Das war im Grunde das moderne, vorwärtsschauende, progressive Indien meiner Generation, der Generation von „Midnight's Children“, und dieser Idee von Indien waren wir im Grunde alle verpflichtet, und im leidenschaftlichen Glauben daran bin ich aufgewachsen. Mir scheint, unter dem Druck der ökonomischen Liberalisierung und des globalen Sieges des Kapitalismus hat die indische Wirtschaftsstruktur jetzt eine unglaubliche Umwandlung erfahren. Sie ist nicht mehr die sozialistische, protektionistische Wirtschaft, wie sie es noch vor fünf Jahren war.
In gewisser Weise kann man das positiv sehen, in anderer Weise nicht. Sicherlich hat das einen großen Teil der alten indischen Bürokratie beseitigt.

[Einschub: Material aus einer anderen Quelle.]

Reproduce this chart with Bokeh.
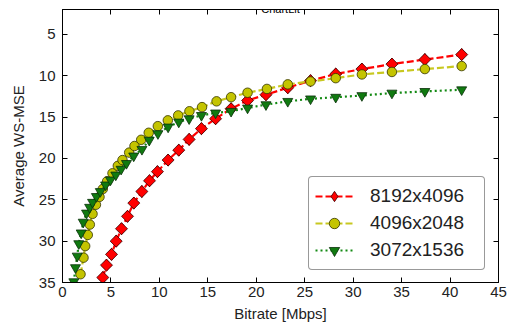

In anderer Hinsicht ist natürlich die Theorie, die günstigen Auswirkungen der Liberalisierung würden allmählich von oben nach unten durchsickern, in Indien ebenso gescheitert wie überall sonst auch.
Das erneute Auftreten religiösen Sektierertums bei der dominierenden Gruppe, den Hindus, und in seinem Gefolge auch bei Muslimen und Sikhs, setzt die weltlichen Prinzipien des Staates unter Druck; heute reden die Leute, selbst sogenannte linke Intellektuelle, ganz offen von der Unvermeidlichkeit eines Hindu-Staates, der an die Stelle des weltlichen Staates treten soll, und die Verfassung müsse umgeschrieben werden.
Und dann erleben wir dieses eigenartige Wachstum der Nationalismen, manchmal verbunden mit dem Hinduismus, manchmal rein regionalistisch, ein Echo natürlich auf Geschehnisse in Mitteleuropa. So gewann ich also den Eindruck, das Indien, über das ich mein Leben lang geschrieben hatte, gehe seinem Ende entgegen. Und die Grundlage dieses Endes ist der Inhalt des Romans. Ich hoffe, er wird nicht nur eine Klage, sondern auch so lustig, wie ich ihn nur gestalten konnte.
Das Gespräch führten Caryl Phillips und Peter Böhmer anläßlich der Publikation einer Sammlung von Kurzgeschichten Salman Rushdies im Kindler Verlag: „Osten, Westen“, 224 S., 32 DM.